• Your task:
Report the number of lines that hold the string "chart". Leave out any other text.

• Raw data:
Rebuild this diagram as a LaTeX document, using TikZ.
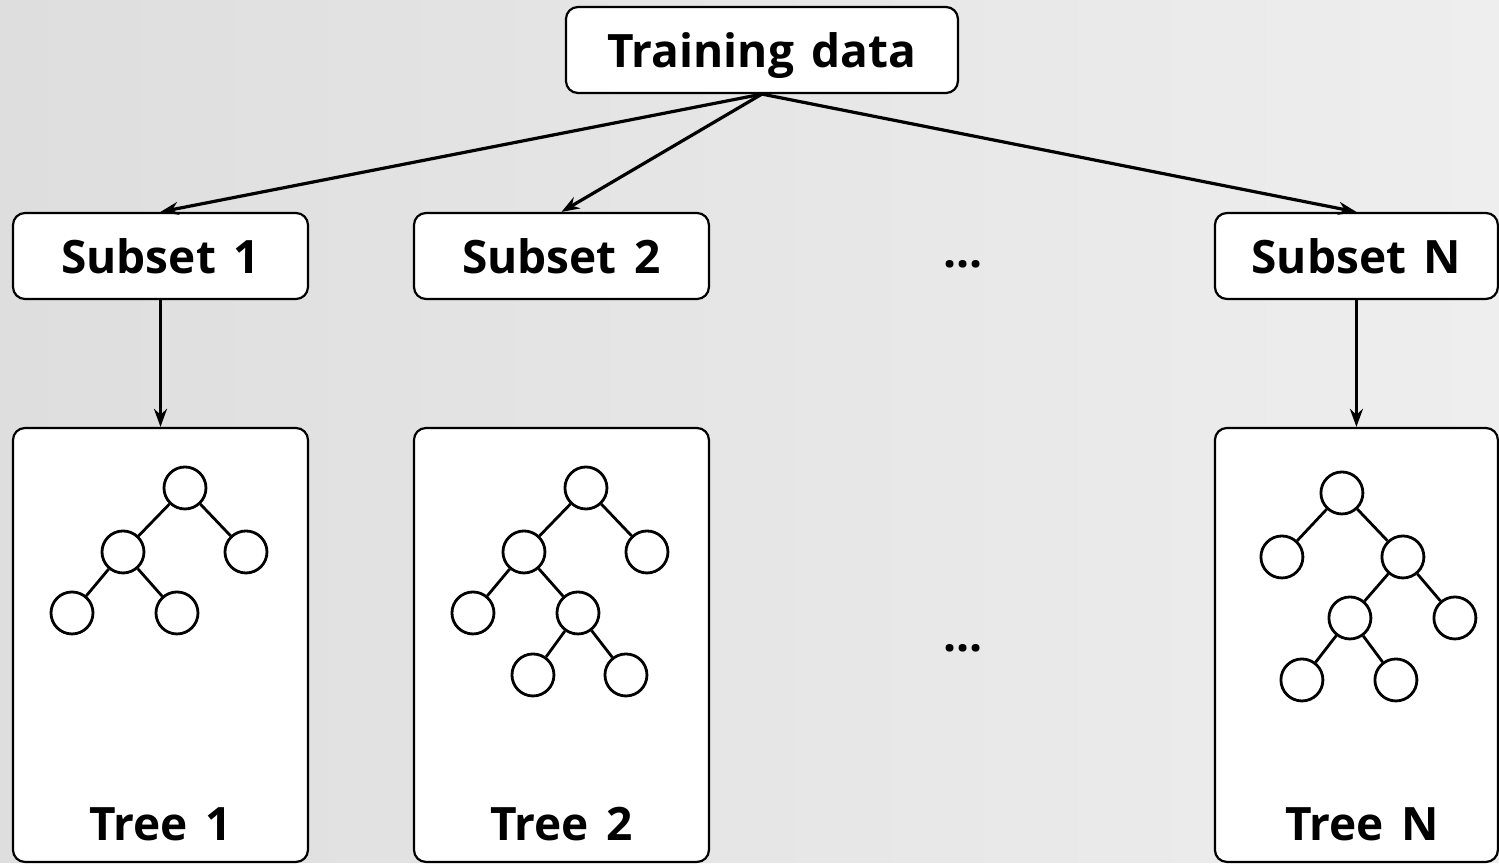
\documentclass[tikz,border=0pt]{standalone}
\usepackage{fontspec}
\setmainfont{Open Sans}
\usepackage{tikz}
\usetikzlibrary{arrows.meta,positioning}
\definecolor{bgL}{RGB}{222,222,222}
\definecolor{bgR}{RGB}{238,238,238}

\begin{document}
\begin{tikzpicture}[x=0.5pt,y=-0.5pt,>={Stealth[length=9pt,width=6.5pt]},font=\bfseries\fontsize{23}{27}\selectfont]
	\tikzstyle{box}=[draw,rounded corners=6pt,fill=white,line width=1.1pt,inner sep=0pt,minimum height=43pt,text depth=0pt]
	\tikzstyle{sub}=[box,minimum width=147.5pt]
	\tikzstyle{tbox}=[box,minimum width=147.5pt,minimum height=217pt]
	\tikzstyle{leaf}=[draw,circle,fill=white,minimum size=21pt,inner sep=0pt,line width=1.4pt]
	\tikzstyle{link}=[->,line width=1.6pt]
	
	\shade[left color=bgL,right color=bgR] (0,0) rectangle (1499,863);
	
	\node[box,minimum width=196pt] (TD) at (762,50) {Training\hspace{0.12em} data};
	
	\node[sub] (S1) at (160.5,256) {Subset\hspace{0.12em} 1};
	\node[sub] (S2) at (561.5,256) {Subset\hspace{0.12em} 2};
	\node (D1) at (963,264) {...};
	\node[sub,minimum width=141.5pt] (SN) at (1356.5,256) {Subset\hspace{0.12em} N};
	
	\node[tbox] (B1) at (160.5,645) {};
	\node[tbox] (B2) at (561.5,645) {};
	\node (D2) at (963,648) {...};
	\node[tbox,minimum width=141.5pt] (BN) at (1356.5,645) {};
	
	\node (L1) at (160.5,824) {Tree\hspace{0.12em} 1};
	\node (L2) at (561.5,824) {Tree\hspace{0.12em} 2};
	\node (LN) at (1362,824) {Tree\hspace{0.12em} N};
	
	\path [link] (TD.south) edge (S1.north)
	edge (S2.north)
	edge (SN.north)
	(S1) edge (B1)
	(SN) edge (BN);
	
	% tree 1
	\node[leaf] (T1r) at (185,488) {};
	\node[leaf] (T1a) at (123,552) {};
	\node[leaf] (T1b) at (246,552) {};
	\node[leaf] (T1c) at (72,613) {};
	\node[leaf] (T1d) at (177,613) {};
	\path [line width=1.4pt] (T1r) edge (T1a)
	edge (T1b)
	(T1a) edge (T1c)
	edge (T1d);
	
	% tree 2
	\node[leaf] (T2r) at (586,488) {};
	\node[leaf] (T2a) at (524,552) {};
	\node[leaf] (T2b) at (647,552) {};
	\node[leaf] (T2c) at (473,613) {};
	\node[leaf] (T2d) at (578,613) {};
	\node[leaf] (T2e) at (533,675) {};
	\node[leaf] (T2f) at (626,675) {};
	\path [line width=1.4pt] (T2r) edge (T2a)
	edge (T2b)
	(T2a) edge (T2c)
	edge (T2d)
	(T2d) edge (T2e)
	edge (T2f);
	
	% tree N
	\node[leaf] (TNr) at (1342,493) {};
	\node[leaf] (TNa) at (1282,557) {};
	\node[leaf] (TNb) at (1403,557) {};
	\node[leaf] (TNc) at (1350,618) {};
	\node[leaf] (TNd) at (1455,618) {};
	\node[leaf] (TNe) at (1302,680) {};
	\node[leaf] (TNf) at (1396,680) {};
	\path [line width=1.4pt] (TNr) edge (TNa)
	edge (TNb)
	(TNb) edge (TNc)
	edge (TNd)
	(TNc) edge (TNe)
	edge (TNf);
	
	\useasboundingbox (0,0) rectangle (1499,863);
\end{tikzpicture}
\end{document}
==
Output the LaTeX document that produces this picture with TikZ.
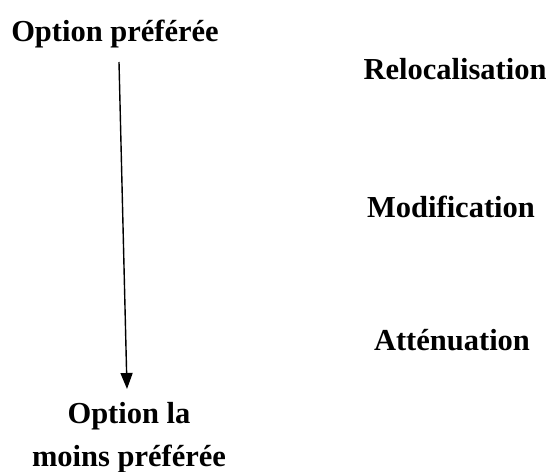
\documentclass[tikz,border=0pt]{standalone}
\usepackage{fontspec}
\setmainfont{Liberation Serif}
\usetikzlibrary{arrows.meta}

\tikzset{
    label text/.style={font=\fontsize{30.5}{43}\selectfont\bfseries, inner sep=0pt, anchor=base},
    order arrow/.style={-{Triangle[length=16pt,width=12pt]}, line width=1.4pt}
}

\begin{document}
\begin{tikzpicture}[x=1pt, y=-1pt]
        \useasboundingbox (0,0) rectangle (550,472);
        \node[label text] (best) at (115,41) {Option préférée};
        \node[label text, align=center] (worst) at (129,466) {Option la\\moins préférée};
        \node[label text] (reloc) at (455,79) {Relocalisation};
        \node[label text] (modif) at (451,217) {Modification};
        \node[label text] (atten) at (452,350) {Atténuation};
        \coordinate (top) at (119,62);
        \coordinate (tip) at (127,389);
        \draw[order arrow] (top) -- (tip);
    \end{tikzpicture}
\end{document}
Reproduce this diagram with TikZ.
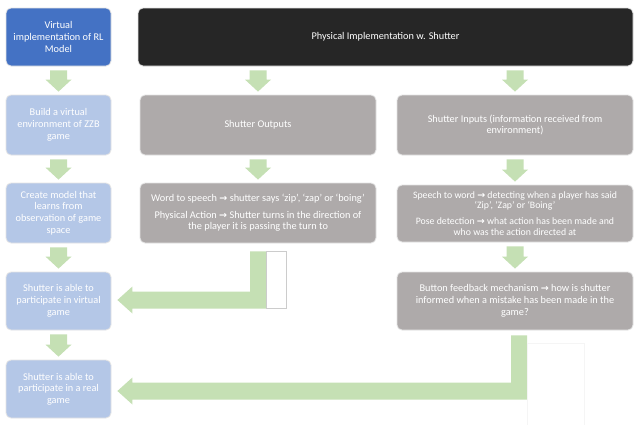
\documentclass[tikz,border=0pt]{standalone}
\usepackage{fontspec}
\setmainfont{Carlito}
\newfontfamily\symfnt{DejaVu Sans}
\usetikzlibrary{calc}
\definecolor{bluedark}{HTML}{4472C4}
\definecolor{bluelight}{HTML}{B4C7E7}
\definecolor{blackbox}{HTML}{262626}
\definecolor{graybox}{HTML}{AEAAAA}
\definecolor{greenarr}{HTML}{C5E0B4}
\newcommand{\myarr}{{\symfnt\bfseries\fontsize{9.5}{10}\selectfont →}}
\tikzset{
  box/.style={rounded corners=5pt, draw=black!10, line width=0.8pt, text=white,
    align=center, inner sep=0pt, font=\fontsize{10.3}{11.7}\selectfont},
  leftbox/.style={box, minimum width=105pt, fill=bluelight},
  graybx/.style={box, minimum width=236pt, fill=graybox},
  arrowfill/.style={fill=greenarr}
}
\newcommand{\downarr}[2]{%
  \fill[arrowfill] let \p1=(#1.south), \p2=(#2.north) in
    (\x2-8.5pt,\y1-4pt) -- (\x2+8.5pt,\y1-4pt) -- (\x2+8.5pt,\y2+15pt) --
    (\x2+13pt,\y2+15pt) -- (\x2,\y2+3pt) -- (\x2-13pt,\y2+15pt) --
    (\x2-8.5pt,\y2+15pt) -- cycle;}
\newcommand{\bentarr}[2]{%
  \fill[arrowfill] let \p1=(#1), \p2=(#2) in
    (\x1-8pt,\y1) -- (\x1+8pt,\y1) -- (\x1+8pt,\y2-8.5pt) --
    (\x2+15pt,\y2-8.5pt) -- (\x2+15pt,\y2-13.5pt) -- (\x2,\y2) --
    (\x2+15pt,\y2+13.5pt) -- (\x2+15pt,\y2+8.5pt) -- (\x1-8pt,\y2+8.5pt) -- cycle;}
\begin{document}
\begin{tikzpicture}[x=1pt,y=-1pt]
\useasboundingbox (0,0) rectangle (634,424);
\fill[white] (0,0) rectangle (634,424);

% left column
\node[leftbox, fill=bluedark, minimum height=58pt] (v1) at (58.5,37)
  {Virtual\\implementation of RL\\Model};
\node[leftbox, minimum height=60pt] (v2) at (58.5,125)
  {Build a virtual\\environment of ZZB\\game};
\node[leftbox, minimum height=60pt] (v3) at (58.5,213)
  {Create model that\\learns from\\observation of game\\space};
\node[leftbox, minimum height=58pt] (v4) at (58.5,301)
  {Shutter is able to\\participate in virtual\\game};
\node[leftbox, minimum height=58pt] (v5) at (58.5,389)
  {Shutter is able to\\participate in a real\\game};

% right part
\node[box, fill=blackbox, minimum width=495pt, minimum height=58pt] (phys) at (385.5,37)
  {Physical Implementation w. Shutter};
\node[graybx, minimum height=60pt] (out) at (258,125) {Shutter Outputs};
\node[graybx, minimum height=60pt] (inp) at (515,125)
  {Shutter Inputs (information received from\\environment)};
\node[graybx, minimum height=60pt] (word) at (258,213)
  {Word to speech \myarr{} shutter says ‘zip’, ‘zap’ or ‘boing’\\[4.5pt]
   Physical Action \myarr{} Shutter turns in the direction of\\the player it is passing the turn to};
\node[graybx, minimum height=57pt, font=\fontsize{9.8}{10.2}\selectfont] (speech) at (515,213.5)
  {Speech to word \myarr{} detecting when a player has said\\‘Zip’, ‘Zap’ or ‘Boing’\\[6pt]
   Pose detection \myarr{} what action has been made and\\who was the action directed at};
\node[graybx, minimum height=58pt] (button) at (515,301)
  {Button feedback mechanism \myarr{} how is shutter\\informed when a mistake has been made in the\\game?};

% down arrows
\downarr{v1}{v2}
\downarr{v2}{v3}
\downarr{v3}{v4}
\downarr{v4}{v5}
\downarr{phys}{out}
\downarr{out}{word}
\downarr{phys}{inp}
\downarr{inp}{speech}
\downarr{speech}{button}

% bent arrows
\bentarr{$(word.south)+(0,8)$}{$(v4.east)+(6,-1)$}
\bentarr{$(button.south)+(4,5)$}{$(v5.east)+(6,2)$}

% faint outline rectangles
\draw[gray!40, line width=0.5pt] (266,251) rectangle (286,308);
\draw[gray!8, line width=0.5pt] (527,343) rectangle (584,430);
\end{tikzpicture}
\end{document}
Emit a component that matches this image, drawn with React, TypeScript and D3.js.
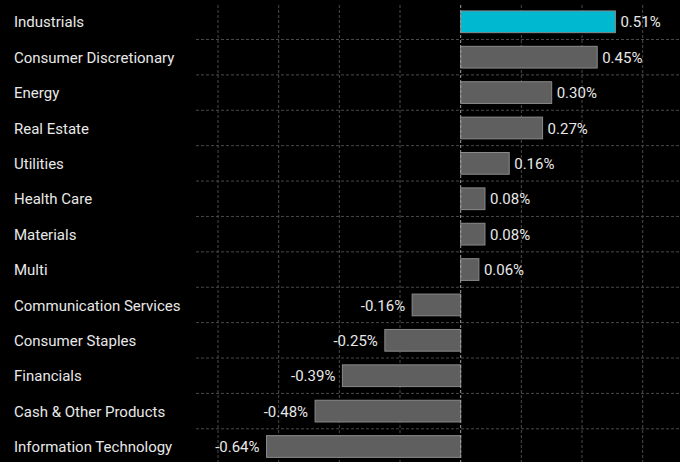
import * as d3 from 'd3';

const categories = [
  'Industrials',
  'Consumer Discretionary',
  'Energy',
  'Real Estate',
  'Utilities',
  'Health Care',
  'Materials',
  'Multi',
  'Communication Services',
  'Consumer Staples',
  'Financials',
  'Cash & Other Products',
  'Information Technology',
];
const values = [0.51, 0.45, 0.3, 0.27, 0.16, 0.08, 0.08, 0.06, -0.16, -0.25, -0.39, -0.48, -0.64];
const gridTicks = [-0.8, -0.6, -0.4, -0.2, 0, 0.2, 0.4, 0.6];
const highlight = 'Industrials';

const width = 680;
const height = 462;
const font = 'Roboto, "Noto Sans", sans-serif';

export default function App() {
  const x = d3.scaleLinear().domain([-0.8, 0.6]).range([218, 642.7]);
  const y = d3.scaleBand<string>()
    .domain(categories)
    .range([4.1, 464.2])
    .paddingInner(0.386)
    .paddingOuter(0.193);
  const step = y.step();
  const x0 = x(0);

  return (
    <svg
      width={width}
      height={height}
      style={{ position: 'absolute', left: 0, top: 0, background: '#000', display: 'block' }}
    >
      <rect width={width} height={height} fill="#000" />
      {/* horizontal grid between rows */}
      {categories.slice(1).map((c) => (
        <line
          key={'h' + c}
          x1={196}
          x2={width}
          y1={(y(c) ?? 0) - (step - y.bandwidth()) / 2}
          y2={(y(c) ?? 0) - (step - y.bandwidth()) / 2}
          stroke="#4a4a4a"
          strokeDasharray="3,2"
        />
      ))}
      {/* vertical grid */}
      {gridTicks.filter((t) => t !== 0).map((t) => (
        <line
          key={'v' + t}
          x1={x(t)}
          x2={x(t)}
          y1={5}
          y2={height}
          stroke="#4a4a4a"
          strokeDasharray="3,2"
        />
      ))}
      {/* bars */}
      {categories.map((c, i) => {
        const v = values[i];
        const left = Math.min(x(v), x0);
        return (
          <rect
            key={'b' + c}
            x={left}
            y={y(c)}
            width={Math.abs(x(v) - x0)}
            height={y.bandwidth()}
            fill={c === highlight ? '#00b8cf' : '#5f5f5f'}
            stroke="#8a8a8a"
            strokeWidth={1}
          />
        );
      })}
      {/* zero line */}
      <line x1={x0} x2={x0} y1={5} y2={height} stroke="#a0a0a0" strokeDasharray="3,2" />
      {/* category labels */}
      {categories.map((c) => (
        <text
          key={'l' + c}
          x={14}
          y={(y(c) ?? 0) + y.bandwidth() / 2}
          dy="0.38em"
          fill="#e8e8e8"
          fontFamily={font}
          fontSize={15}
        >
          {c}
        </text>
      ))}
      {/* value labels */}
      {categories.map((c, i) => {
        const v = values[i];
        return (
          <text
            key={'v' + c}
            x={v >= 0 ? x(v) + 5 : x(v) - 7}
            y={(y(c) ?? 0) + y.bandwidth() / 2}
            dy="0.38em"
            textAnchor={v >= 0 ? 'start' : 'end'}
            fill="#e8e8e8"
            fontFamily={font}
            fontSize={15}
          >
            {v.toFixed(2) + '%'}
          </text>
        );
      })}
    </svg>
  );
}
--
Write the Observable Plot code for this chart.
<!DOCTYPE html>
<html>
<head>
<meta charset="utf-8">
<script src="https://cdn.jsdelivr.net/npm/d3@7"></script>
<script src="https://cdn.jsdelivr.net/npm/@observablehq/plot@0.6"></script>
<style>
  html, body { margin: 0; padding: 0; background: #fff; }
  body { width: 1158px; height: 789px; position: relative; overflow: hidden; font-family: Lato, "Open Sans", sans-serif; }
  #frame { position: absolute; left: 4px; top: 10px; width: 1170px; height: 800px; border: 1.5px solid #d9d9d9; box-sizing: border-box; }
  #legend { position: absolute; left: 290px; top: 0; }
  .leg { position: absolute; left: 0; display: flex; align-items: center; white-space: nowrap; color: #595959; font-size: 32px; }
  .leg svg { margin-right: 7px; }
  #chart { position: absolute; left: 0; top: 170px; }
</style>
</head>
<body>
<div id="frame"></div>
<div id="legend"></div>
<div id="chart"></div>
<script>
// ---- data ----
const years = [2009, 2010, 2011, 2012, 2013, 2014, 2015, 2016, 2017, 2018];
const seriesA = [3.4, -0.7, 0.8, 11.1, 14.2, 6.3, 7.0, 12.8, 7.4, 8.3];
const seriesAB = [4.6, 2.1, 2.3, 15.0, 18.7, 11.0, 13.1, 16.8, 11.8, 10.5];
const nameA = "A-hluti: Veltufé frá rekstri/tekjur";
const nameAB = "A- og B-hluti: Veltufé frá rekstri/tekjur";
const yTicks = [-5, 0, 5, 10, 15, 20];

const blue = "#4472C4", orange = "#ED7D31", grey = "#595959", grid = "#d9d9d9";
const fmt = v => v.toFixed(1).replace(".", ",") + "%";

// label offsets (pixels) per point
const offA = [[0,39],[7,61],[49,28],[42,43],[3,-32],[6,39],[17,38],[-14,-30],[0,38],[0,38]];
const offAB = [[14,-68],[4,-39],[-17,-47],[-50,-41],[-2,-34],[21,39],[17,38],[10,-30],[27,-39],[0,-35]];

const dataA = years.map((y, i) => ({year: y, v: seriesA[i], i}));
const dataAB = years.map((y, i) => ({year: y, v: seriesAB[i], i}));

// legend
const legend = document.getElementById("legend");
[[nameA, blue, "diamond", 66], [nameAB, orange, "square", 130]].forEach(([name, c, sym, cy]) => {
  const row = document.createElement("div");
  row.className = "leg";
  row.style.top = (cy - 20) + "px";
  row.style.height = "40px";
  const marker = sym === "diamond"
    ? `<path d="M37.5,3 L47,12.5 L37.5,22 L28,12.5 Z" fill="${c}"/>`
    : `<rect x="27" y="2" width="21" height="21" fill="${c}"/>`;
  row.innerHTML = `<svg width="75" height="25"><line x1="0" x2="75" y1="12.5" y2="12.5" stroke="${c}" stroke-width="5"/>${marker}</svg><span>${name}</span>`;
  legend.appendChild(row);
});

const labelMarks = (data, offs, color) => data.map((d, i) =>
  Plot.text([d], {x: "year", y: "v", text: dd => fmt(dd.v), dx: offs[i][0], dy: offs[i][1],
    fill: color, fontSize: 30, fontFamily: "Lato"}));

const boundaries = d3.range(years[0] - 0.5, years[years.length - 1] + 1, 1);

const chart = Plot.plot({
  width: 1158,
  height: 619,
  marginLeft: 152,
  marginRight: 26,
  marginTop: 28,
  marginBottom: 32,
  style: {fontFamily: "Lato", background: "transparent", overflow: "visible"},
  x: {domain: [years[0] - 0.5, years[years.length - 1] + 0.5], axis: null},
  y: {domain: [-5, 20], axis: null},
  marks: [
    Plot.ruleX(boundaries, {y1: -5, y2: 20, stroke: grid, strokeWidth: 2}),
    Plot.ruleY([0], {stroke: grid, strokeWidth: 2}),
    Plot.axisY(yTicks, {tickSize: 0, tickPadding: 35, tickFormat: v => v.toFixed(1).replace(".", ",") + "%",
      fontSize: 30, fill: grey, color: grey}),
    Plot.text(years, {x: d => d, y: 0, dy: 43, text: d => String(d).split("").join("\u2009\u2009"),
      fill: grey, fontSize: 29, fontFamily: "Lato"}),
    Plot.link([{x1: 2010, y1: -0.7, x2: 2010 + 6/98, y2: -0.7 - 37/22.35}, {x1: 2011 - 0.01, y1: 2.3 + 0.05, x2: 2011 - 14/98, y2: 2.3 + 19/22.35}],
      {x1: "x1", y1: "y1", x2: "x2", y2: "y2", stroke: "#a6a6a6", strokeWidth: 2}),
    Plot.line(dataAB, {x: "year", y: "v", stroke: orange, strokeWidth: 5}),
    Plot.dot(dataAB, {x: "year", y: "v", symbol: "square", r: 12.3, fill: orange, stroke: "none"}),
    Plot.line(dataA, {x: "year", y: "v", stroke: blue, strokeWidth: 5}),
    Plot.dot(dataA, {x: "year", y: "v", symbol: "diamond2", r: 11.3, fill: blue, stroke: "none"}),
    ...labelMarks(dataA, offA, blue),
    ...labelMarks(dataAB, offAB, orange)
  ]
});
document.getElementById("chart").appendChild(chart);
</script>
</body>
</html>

• Finished task:
5